- WHAT TO DO: Filter the data below for the string "chart" and copy each matching line.

- EXERCISE INPUT:
::::::::

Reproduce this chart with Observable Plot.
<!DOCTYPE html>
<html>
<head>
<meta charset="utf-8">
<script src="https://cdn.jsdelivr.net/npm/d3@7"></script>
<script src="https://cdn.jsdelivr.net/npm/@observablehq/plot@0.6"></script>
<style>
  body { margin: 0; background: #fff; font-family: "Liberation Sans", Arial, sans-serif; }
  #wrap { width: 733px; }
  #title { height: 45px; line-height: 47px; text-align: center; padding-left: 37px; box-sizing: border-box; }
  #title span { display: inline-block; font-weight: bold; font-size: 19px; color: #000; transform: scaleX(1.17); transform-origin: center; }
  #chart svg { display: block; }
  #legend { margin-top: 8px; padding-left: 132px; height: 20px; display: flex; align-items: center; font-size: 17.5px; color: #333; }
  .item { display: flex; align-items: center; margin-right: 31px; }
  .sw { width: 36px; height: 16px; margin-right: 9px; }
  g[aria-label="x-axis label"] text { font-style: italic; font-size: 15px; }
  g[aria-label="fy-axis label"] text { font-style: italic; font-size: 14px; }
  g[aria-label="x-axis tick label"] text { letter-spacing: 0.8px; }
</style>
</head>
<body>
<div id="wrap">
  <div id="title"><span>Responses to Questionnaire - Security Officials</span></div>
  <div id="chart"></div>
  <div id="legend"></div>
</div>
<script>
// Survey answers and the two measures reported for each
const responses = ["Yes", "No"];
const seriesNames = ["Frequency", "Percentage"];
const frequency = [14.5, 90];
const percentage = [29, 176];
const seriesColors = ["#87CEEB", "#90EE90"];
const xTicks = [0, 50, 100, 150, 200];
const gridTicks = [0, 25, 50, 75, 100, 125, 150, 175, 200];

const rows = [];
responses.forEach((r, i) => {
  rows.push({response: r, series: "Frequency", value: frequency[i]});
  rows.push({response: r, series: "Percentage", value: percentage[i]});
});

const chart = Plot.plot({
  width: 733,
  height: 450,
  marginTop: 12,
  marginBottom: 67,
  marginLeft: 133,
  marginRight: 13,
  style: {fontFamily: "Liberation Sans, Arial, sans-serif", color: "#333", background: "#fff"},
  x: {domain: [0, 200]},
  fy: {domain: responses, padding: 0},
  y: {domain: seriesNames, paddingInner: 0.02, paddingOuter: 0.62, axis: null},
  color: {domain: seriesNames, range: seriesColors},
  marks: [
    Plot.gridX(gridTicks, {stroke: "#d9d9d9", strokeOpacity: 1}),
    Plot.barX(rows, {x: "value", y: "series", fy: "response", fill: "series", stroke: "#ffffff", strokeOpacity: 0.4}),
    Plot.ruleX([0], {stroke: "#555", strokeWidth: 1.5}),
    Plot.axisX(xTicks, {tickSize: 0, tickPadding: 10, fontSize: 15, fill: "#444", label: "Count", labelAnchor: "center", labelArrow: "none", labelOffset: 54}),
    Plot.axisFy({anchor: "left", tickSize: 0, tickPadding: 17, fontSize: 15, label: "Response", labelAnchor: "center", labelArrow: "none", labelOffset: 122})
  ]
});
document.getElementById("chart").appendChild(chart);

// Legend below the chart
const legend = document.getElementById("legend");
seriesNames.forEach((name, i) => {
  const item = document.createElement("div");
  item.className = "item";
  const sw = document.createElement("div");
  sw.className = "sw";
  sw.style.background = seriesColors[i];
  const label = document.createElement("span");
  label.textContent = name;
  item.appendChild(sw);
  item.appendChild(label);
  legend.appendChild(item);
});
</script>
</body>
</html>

::::::::

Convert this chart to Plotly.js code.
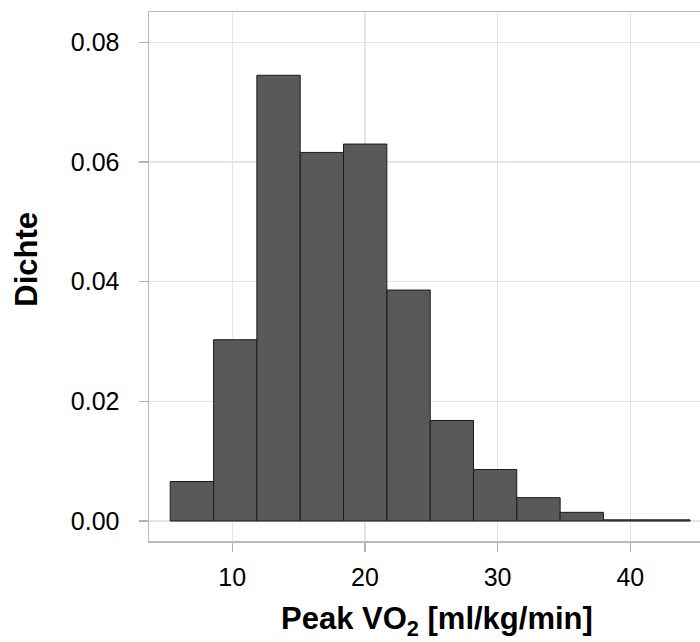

::::::::

- CORRECT RESPONSE:
Reproduce this chart with Observable Plot.
  #chart svg { display: block; }
  <div id="chart"></div>
const chart = Plot.plot({
document.getElementById("chart").appendChild(chart);
// Legend below the chart
Convert this chart to Plotly.js code.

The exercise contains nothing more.